Tehran ties the move directly to the conflict on Israel’s northern front. Iranian Foreign Ministry spokesperson Esmail Baghaei said the first clause of a memorandum of understanding with the United States required “ending the war on all fronts, including in Lebanon.” He asserted that Iran had honored its obligations, but that the U.S. had failed to compel Israel to halt operations and withdraw forces, and therefore had “explicitly violated” the agreement. According to sources briefed on Iran’s position, Tehran is now demanding both a ceasefire and a full withdrawal of Israeli troops from southern Lebanon before final negotiations.
Washington is publicly rejecting the idea that the chokepoint is shut. U.S. Central Command said on 20 June that commercial ship traffic through the Strait of Hormuz had in fact increased that day, with 55 merchant vessels transiting and more than 17 million barrels of oil moved to global markets. It said U.S. forces remained present “to support freedom of navigation” and insisted that “safe passage through the international waterway remained intact.” The U.S. account does not directly address how close tankers are sailing to Iranian‑claimed exclusion zones or whether some operators are already adjusting routes or insurance coverage.
For crews aboard tankers, bulk carriers, and LNG ships, the dispute is less abstract than the numbers suggest. A public warning by the IRGC Navy that vessels approaching Hormuz face a “security risk” raises the specter of boarding operations, harassment, or strikes, even if no such incidents have been confirmed in the latest round of tensions. Shipowners and charterers now have to decide whether to trust U.S. assurances of continuity or price in the possibility that Iran will try to demonstrate its threat if it feels ignored. Insurers, already sensitive after previous tanker incidents in the Gulf, will weigh whether premiums need to rise simply because one side is signaling it might act.
The confrontation unfolds as U.S. and Iranian officials are scheduled to sit across from each other in Switzerland. Pakistan’s foreign ministry said technical‑level talks on their interim deal will begin on Sunday, 21 June, in Bürgenstock. Iranian officials say their delegation is not being scaled back by the crisis; state media report that a high‑ranking team including parliament speaker Mohammad Baqer Qalibaf, Foreign Minister Abbas Araghchi and senior security and economic figures has already departed for Switzerland. U.S. envoys are also reported to be on the ground. Iran’s foreign ministry has framed the talks as “follow‑up on U.S. commitments” under the same memorandum of understanding it accuses Washington of breaching in Lebanon.

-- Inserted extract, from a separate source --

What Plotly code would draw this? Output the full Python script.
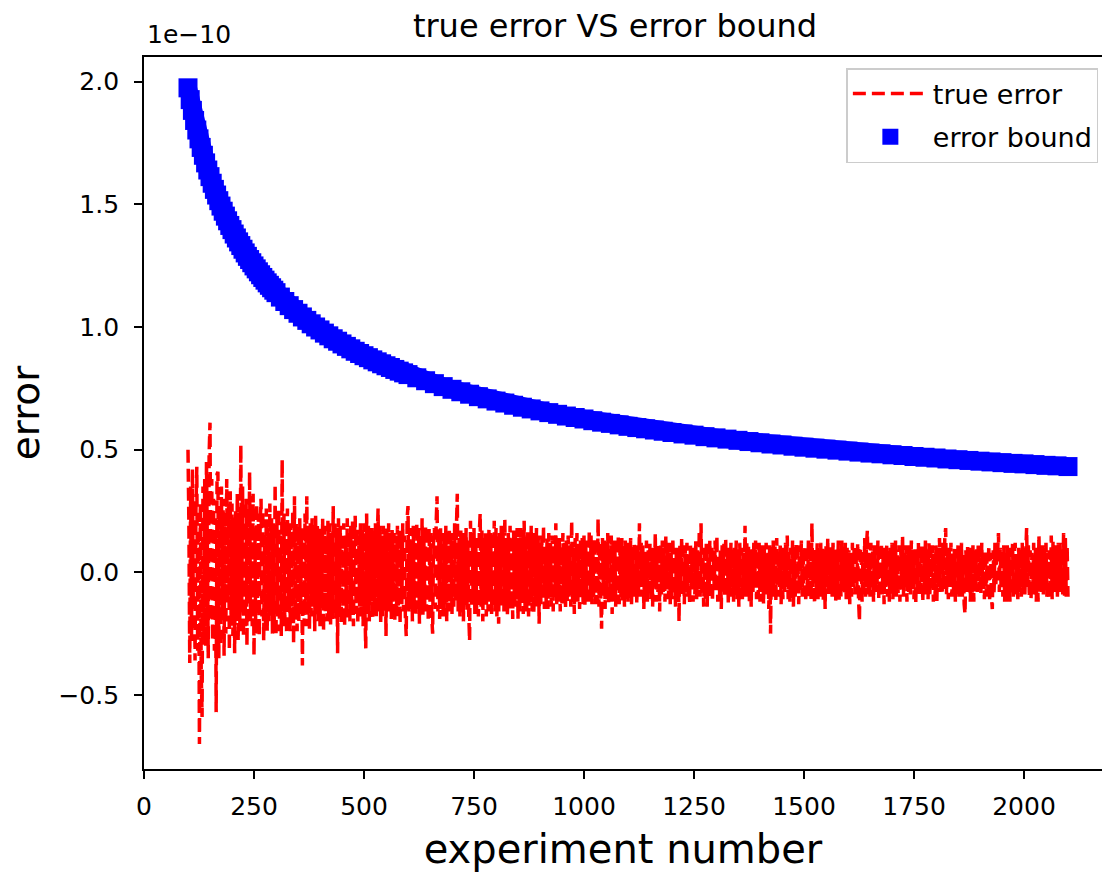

That linkage is what makes this episode more than another round of rhetorical brinkmanship. By brandishing the world’s key oil chokepoint while still boarding a plane for negotiations, Tehran is signaling that Hormuz is no longer just a theoretical red line but a live pressure lever in its bargaining with Washington. As one former U.S. official, Hillary Clinton, reflected in a separate interview, U.S. war games on Iran have long treated a Hormuz closure as among the first and most consequential questions; Iran’s leadership is visibly aware of that calculus.
The gap between Iran’s declaration of closure and U.S. assertions of normal traffic creates a gray zone that is itself destabilizing. Hormuz risk does not require a formal blockade to matter — only enough uncertainty to make captains hesitate, premiums rise, and governments wonder if the next incident will trap them into a wider confrontation.
In the coming days, several signals will show whether this crisis is hardening or defusing: whether any vessels report harassment or diversions near Hormuz; whether tanker flows and insurance rates shift from their current levels; whether Israel adjusts its posture in southern Lebanon; and how directly U.S. and Iranian negotiators in Switzerland address the strait in their technical talks. Iran’s next move — rhetorical climbdown, calibrated show of force, or attempt to enforce its declaration — will help determine whether Hormuz becomes a bargaining chip that works, or a flashpoint that spirals.